Gross Margin Can be an Amount or a Percentage
Gross margin could be expressed as:
- An amount (also known as gross profit)
- A percentage of net sales (also known as gross profit percentage or gross margin ratio)
The gross margin may be calculated for an individual product, a product line, or for the entire company.
Examples of Gross Margin Calculations
If a retailer had net sales of $40,000 and its cost of goods sold was $24,000, the retailer had a gross margin of $16,000 or 40% of net sales ($16,000/$40,000).
A manufacturer sells a product for $40 and its cost of goods sold (which consists of its manufacturing costs) is $28. Therefore, the product’s gross margin is $12 ($40 minus $28), or 30% of the selling price ($12/$40).
Difference Between Gross Margin and Profit Margin
Gross margin is the amount or percent before subtracting the selling, general and administrative, and interest expenses.

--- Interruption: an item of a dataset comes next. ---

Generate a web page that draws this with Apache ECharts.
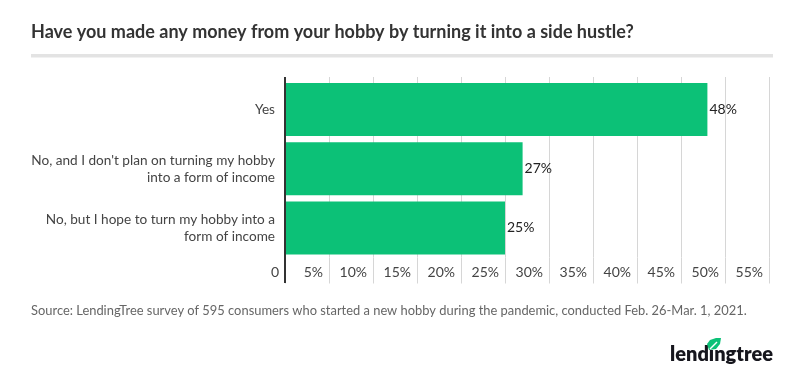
<!DOCTYPE html>
<html><head><meta charset="utf-8">
<script src="https://cdn.jsdelivr.net/npm/echarts@6/dist/echarts.min.js"></script>
<style>html,body{margin:0;padding:0;background:#fff}#c{width:800px;height:383px}</style>
</head><body><div id="c"></div>
<script>
const categories = ["Yes", "No, and I don't plan on turning my hobby\ninto a form of income", "No, but I hope to turn my hobby into a\nform of income"];
const values = [48, 27, 25];
const xTicks = [0, 5, 10, 15, 20, 25, 30, 35, 40, 45, 50, 55];
const titleText = "Have you made any money from your hobby by turning it into a side hustle?";
const sourceText = "Source: LendingTree survey of 595 consumers who started a new hobby during the pandemic, conducted Feb. 26-Mar. 1, 2021.";

const chart = echarts.init(document.getElementById('c'), null, {renderer: 'canvas'});
const F = 'Lato, "Noto Sans", sans-serif';
const option = {
  animation: false,
  textStyle: {fontFamily: F},
  grid: {left: 285, right: 31, top: 80, bottom: 125.5, containLabel: false},
  xAxis: [{
    type: 'value', min: 0, max: xTicks[xTicks.length - 1], interval: 5, position: 'bottom',
    axisLine: {show: false},
    axisTick: {show: true, length: 26, lineStyle: {color: '#d6d6d6', width: 1}},
    splitLine: {show: true, lineStyle: {color: '#d6d6d6', width: 1}},
    axisLabel: {
      margin: 8, fontSize: 14, color: '#444', fontFamily: F, align: 'right', padding: [0, 6, 0, 0],
      formatter: v => v === 0 ? '0' : v + '%'
    }
  }, {
    type: 'value', min: 0, max: xTicks[xTicks.length - 1], interval: 5, position: 'top',
    axisLine: {show: false}, axisLabel: {show: false}, splitLine: {show: false},
    axisTick: {show: true, length: 3, lineStyle: {color: '#d6d6d6', width: 1}}
  }],
  yAxis: {
    type: 'category', data: categories, inverse: true,
    axisLine: {show: false},
    axisTick: {show: false},
    axisLabel: {margin: 10, fontSize: 13.6, lineHeight: 17, color: '#444', fontFamily: F, align: 'right'}
  },
  series: [{
    type: 'bar', data: values, barWidth: 53, xAxisIndex: 0,
    itemStyle: {color: '#0cc177'},
    label: {show: true, position: 'right', distance: 2, formatter: p => p.value + '%', fontSize: 14, color: '#222', fontFamily: F}
  }]
};
chart.setOption(option);

const x0 = chart.convertToPixel({xAxisIndex: 0}, 0);
chart.setOption({
  graphic: [
    {type: 'text', x: 31, y: 23, style: {text: titleText, font: '700 18px ' + F, fill: '#333'}},
    {type: 'rect', shape: {x: 31, y: 54, width: 742, height: 3.5}, style: {fill: '#e3e3e3'}},
    {type: 'line', shape: {x1: x0, y1: 77, x2: x0, y2: 283}, style: {stroke: '#333', lineWidth: 2}, z: 100},
    {type: 'text', x: 31, y: 304, style: {text: sourceText, font: '12.9px ' + F, fill: '#666'}},
    {type: 'text', x: 670, y: 345, style: {text: 'lendingtree', font: '800 20px ' + F, fill: '#16161d'}},
    {type: 'polygon', shape: {points: [[709, 350], [707, 344], [710, 340], [716, 338], [721, 338], [720, 344], [716, 349]]}, style: {fill: '#0cc177'}},
    {type: 'line', shape: {x1: 710, y1: 349, x2: 717, y2: 342}, style: {stroke: '#fff', lineWidth: 1.5}}
  ]
});
</script>
</body></html>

Profit margin is the amount or percent after the selling, general and administrative, and interest expenses are subtracted. For example, a chain of grocery stores many have a gross margin of 20%, but its profit margin may be 1% (of net sales).

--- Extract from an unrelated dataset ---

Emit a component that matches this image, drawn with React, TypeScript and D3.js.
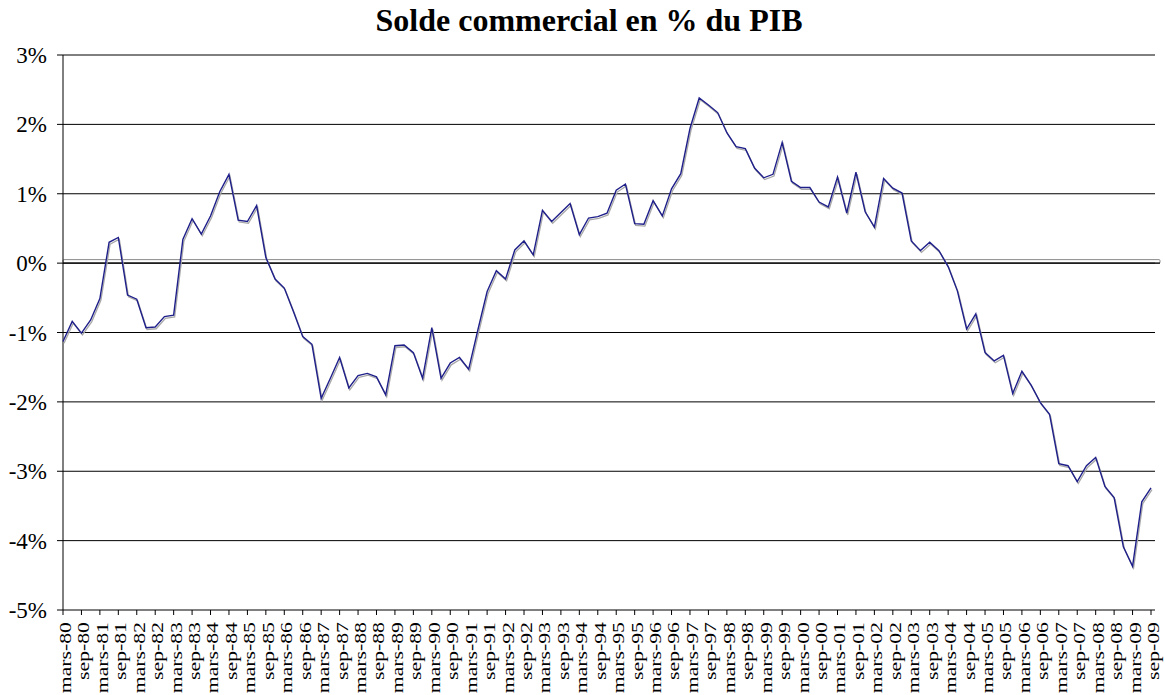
import React from "react";
import * as d3 from "d3";

const title = "Solde commercial en % du PIB";
const years = ["80","81","82","83","84","85","86","87","88","89","90","91","92","93","94","95","96","97","98","99","00","01","02","03","04","05","06","07","08","09"];
const tickLabels: string[] = years.flatMap((y) => ["mars-" + y, "sep-" + y]);
const yTicks = [3, 2, 1, 0, -1, -2, -3, -4, -5];
// quarterly values (% of GDP), Q1 1980 .. Q3 2009
const values = [
  -1.13, -0.84, -1.01, -0.82, -0.51, 0.30, 0.37, -0.46, -0.52, -0.93,
  -0.92, -0.77, -0.75, 0.34, 0.64, 0.42, 0.68, 1.03, 1.28, 0.62,
  0.60, 0.83, 0.08, -0.23, -0.36, -0.70, -1.06, -1.17, -1.95, -1.66,
  -1.36, -1.80, -1.62, -1.59, -1.64, -1.90, -1.19, -1.18, -1.29, -1.66,
  -0.93, -1.66, -1.44, -1.36, -1.53, -0.96, -0.41, -0.11, -0.23, 0.19,
  0.32, 0.12, 0.76, 0.60, 0.73, 0.86, 0.41, 0.65, 0.67, 0.72,
  1.05, 1.14, 0.57, 0.56, 0.90, 0.68, 1.07, 1.29, 1.94, 2.38,
  2.28, 2.17, 1.88, 1.68, 1.65, 1.37, 1.23, 1.28, 1.74, 1.18,
  1.09, 1.09, 0.88, 0.81, 1.24, 0.72, 1.31, 0.74, 0.52, 1.22,
  1.08, 1.01, 0.32, 0.18, 0.30, 0.18, -0.05, -0.40, -0.95, -0.73,
  -1.29, -1.41, -1.33, -1.88, -1.56, -1.76, -2.01, -2.18, -2.89, -2.92,
  -3.15, -2.92, -2.80, -3.22, -3.38, -4.09, -4.37, -3.44, -3.24,
];

const W = 1165;
const H = 695;
const left = 63;
const right = 1151;
const gridRight = 1155;
const top = 55;
const bottom = 610;

export default function App() {
  const x = d3.scaleLinear().domain([0, values.length - 1]).range([left, right]);
  const y = d3.scaleLinear().domain([-5, 3]).range([bottom, top]);
  const line = d3
    .line<number>()
    .x((_, i) => x(i))
    .y((d) => y(d));
  const path = line(values) || "";
  const serif = "'Liberation Serif', 'Times New Roman', 'DejaVu Serif', serif";
  const ts = { fontFamily: serif };

  return (
    <svg
      width={W}
      height={H}
      style={{ position: "absolute", left: 0, top: 0, background: "#fff", fontFamily: serif }}
    >
      <rect x={0} y={0} width={W} height={H} fill="#fff" />
      <text x={589} y={31} textAnchor="middle" fontSize={32} fontWeight="bold" fill="#000" style={ts}>
        {title}
      </text>
      {yTicks.map((t) => (
        <g key={t}>
          {t !== -5 && (
            <line x1={left} x2={gridRight} y1={y(t)} y2={y(t)} stroke="#000" strokeWidth={1} />
          )}
          <line x1={left - 6} x2={left} y1={y(t)} y2={y(t)} stroke="#000" strokeWidth={1} />
          <text x={47} y={y(t)} dy="0.35em" textAnchor="end" fontSize={23} fill="#000" style={ts}>
            {t + "%"}
          </text>
        </g>
      ))}
      {/* zero band outline */}
      <rect
        x={left}
        y={y(0) - 3.5}
        width={1160 - left}
        height={3.5}
        fill="none"
        stroke="#888"
        strokeWidth={1}
        rx={1}
      />
      <line x1={left} x2={1160} y1={y(0)} y2={y(0)} stroke="#000" strokeWidth={1.2} />
      {/* axes */}
      <line x1={left} x2={left} y1={top} y2={bottom} stroke="#000" strokeWidth={1} />
      <line x1={left} x2={gridRight} y1={bottom} y2={bottom} stroke="#000" strokeWidth={1} />
      {tickLabels.map((lab, k) => {
        const xp = x(k * 2);
        return (
          <g key={lab}>
            <line x1={xp} x2={xp} y1={bottom} y2={bottom + 5} stroke="#000" strokeWidth={1} />
            <text
              transform={`translate(${xp + 2.5},622) rotate(-90) scale(1.36,1)`}
              textAnchor="end"
              dominantBaseline="central"
              fontSize={16}
              fill="#000"
              style={ts}
            >
              {lab}
            </text>
          </g>
        );
      })}
      {/* series with shadow */}
      <path d={path} fill="none" stroke="#a8a8a8" strokeWidth={1.3} transform="translate(1,1.8)" />
      <path d={path} fill="none" stroke="#1f1f8a" strokeWidth={1.4} strokeLinejoin="miter" />
    </svg>
  );
}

What the Gross Margin Tells You
Analysts track a company’s gross margin percentage to determine whether the company is able to increase selling prices when costs are increasing or when competitors are reducing prices or expanding their sales efforts. The gross margin of individual products could indicate to management that some products should be promoted more aggressively and some products should be phased out.